Set down the material below word for word, excluding the pictures.

╭─ Material provided

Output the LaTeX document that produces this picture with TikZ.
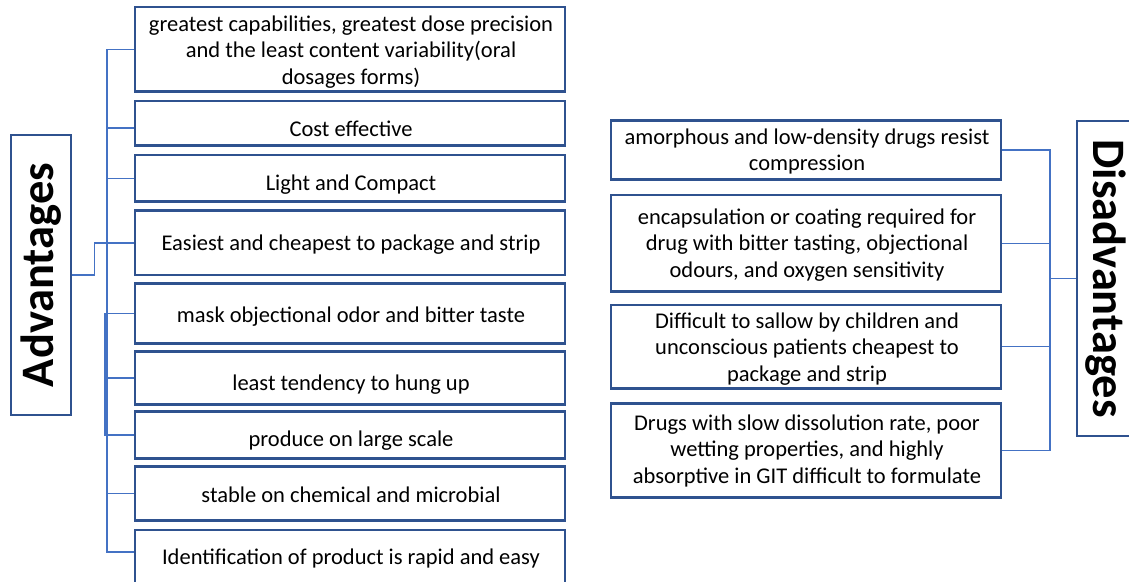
\documentclass[tikz,border=0pt]{standalone}
\usepackage{fontspec}
\setmainfont{Carlito}
\begin{document}
\begin{tikzpicture}[x=1pt,y=-1pt,
  frame/.style={draw=boxblue,line width=2.6pt,fill=white,inner sep=0pt},
  lbox/.style={frame,minimum width=430pt},
  rbox/.style={frame,minimum width=390pt},
  txt/.style={align=center,inner sep=0pt,font=\fontsize{22.5}{26.6}\selectfont},
  headtext/.style={inner sep=0pt,font=\fontsize{46.5}{50}\selectfont\bfseries},
  conn/.style={draw=linkblue,line width=1.3pt}]
\definecolor{boxblue}{HTML}{2F528F}
\definecolor{linkblue}{HTML}{4472C4}
\useasboundingbox (0,0) rectangle (1129,581);

% headings
\node[frame,minimum width=60pt,minimum height=280pt] (adv) at (41,275) {};
\node[rotate=90,headtext] (advt) at (adv.center) {Advantages};
\node[frame,minimum width=58pt,minimum height=315pt] (dis) at (1106,278.5) {};
\node[rotate=-90,headtext] (dist) at (dis.center) {Disadvantages};

% advantages: frames
\node[lbox,minimum height=84.7pt] (b1) at (350,49.35) {};
\node[lbox,minimum height=44.7pt] (b2) at (350,123.35) {};
\node[lbox,minimum height=46.7pt] (b3) at (350,178.35) {};
\node[lbox,minimum height=64.3pt] (b4) at (350,242.85) {};
\node[lbox,minimum height=60pt]   (b5) at (350,313.3) {};
\node[lbox,minimum height=52.6pt] (b6) at (350,378) {};
\node[lbox,minimum height=46.6pt] (b7) at (350,435) {};
\node[lbox,minimum height=54pt]   (b8) at (350,493.7) {};
\node[lbox,minimum height=60pt]   (b9) at (350,560) {};

% advantages: texts
\node[txt] (t1) at (351,52.3) {\strut greatest capabilities, greatest dose precision\\\strut and the least content variability(oral\\\strut dosages forms)};
\node[txt] (t2) at (351,130.7) {\strut Cost effective};
\node[txt] (t3) at (351,184.7) {\strut Light and Compact};
\node[txt] (t4) at (351,244.7) {\strut Easiest and cheapest to package and strip};
\node[txt] (t5) at (351,317) {\strut mask objectional odor and bitter taste};
\node[txt] (t6) at (351,385.4) {\strut least tendency to hung up};
\node[txt] (t7) at (351,441.4) {\strut produce on large scale};
\node[txt] (t8) at (351,497.5) {\strut stable on chemical and microbial};
\node[txt] (t9) at (351,559) {\strut Identification of product is rapid and easy};

% disadvantages: frames
\node[rbox,minimum height=58.6pt] (r1) at (806,150) {};
\node[rbox,minimum height=96.7pt] (r2) at (806,243.35) {};
\node[rbox,minimum height=83.3pt] (r3) at (806,346.65) {};
\node[rbox,minimum height=94.4pt] (r4) at (806,450.5) {};

% disadvantages: texts
\node[txt] (s1) at (807,152.3) {\strut amorphous and low-density drugs resist\\\strut compression};
\node[txt] (s2) at (807,245.6) {\strut encapsulation or coating required for\\\strut drug with bitter tasting, objectional\\\strut odours, and oxygen sensitivity};
\node[txt] (s3) at (807,349.6) {\strut Difficult to sallow by children and\\\strut unconscious patients cheapest to\\\strut package and strip};
\node[txt] (s4) at (807,451.3) {\strut Drugs with slow dissolution rate, poor\\\strut wetting properties, and highly\\\strut absorptive in GIT difficult to formulate};

% left tree
\coordinate (lt) at (107,0);
\coordinate (lt2) at (105,0);
\coordinate (j2) at ([yshift=-4.6pt]b2.west);
\coordinate (j9) at ([yshift=8pt]b9.west);
\draw[conn] (adv.east) -- ++(22,0) |- (b4.west);
\draw[conn] (b1.west) -| (lt |- j9) -- (j9);
\draw[conn] (j2) -- (lt |- j2);
\foreach \b in {b3,b4,b8} \draw[conn] (\b.west) -- (lt |- \b.west);
\draw[conn] (b5.west) -| (lt2 |- b7.west) -- (b7.west);
\draw[conn] (b6.west) -- (lt2 |- b6.west);

% right tree
\coordinate (rt) at (1050,0);
\draw[conn] (r1.east) -| (rt |- r4.east) -- (r4.east);
\foreach \r in {r2,r3} \draw[conn] (\r.east) -- (rt |- \r.east);
\draw[conn] (dis.west) -- (rt |- dis.west);
\end{tikzpicture}
\end{document}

╰─

[Task solution]:
Output the LaTeX document that produces this picture with TikZ.
\documentclass[tikz,border=0pt]{standalone}
\usepackage{fontspec}
\setmainfont{Carlito}
\begin{document}
\begin{tikzpicture}[x=1pt,y=-1pt,
  frame/.style={draw=boxblue,line width=2.6pt,fill=white,inner sep=0pt},
  lbox/.style={frame,minimum width=430pt},
  rbox/.style={frame,minimum width=390pt},
  txt/.style={align=center,inner sep=0pt,font=\fontsize{22.5}{26.6}\selectfont},
  headtext/.style={inner sep=0pt,font=\fontsize{46.5}{50}\selectfont\bfseries},
  conn/.style={draw=linkblue,line width=1.3pt}]
\definecolor{boxblue}{HTML}{2F528F}
\definecolor{linkblue}{HTML}{4472C4}
\useasboundingbox (0,0) rectangle (1129,581);

% headings
\node[frame,minimum width=60pt,minimum height=280pt] (adv) at (41,275) {};
\node[rotate=90,headtext] (advt) at (adv.center) {Advantages};
\node[frame,minimum width=58pt,minimum height=315pt] (dis) at (1106,278.5) {};
\node[rotate=-90,headtext] (dist) at (dis.center) {Disadvantages};

% advantages: frames
\node[lbox,minimum height=84.7pt] (b1) at (350,49.35) {};
\node[lbox,minimum height=44.7pt] (b2) at (350,123.35) {};
\node[lbox,minimum height=46.7pt] (b3) at (350,178.35) {};
\node[lbox,minimum height=64.3pt] (b4) at (350,242.85) {};
\node[lbox,minimum height=60pt]   (b5) at (350,313.3) {};
\node[lbox,minimum height=52.6pt] (b6) at (350,378) {};
\node[lbox,minimum height=46.6pt] (b7) at (350,435) {};
\node[lbox,minimum height=54pt]   (b8) at (350,493.7) {};
\node[lbox,minimum height=60pt]   (b9) at (350,560) {};

% advantages: texts
\node[txt] (t1) at (351,52.3) {\strut greatest capabilities, greatest dose precision\\\strut and the least content variability(oral\\\strut dosages forms)};
\node[txt] (t2) at (351,130.7) {\strut Cost effective};
\node[txt] (t3) at (351,184.7) {\strut Light and Compact};
\node[txt] (t4) at (351,244.7) {\strut Easiest and cheapest to package and strip};
\node[txt] (t5) at (351,317) {\strut mask objectional odor and bitter taste};
\node[txt] (t6) at (351,385.4) {\strut least tendency to hung up};
\node[txt] (t7) at (351,441.4) {\strut produce on large scale};
\node[txt] (t8) at (351,497.5) {\strut stable on chemical and microbial};
\node[txt] (t9) at (351,559) {\strut Identification of product is rapid and easy};

% disadvantages: frames
\node[rbox,minimum height=58.6pt] (r1) at (806,150) {};
\node[rbox,minimum height=96.7pt] (r2) at (806,243.35) {};
\node[rbox,minimum height=83.3pt] (r3) at (806,346.65) {};
\node[rbox,minimum height=94.4pt] (r4) at (806,450.5) {};

% disadvantages: texts
\node[txt] (s1) at (807,152.3) {\strut amorphous and low-density drugs resist\\\strut compression};
\node[txt] (s2) at (807,245.6) {\strut encapsulation or coating required for\\\strut drug with bitter tasting, objectional\\\strut odours, and oxygen sensitivity};
\node[txt] (s3) at (807,349.6) {\strut Difficult to sallow by children and\\\strut unconscious patients cheapest to\\\strut package and strip};
\node[txt] (s4) at (807,451.3) {\strut Drugs with slow dissolution rate, poor\\\strut wetting properties, and highly\\\strut absorptive in GIT difficult to formulate};

% left tree
\coordinate (lt) at (107,0);
\coordinate (lt2) at (105,0);
\coordinate (j2) at ([yshift=-4.6pt]b2.west);
\coordinate (j9) at ([yshift=8pt]b9.west);
\draw[conn] (adv.east) -- ++(22,0) |- (b4.west);
\draw[conn] (b1.west) -| (lt |- j9) -- (j9);
\draw[conn] (j2) -- (lt |- j2);
\foreach \b in {b3,b4,b8} \draw[conn] (\b.west) -- (lt |- \b.west);
\draw[conn] (b5.west) -| (lt2 |- b7.west) -- (b7.west);
\draw[conn] (b6.west) -- (lt2 |- b6.west);

% right tree
\coordinate (rt) at (1050,0);
\draw[conn] (r1.east) -| (rt |- r4.east) -- (r4.east);
\foreach \r in {r2,r3} \draw[conn] (\r.east) -- (rt |- \r.east);
\draw[conn] (dis.west) -- (rt |- dis.west);
\end{tikzpicture}
\end{document}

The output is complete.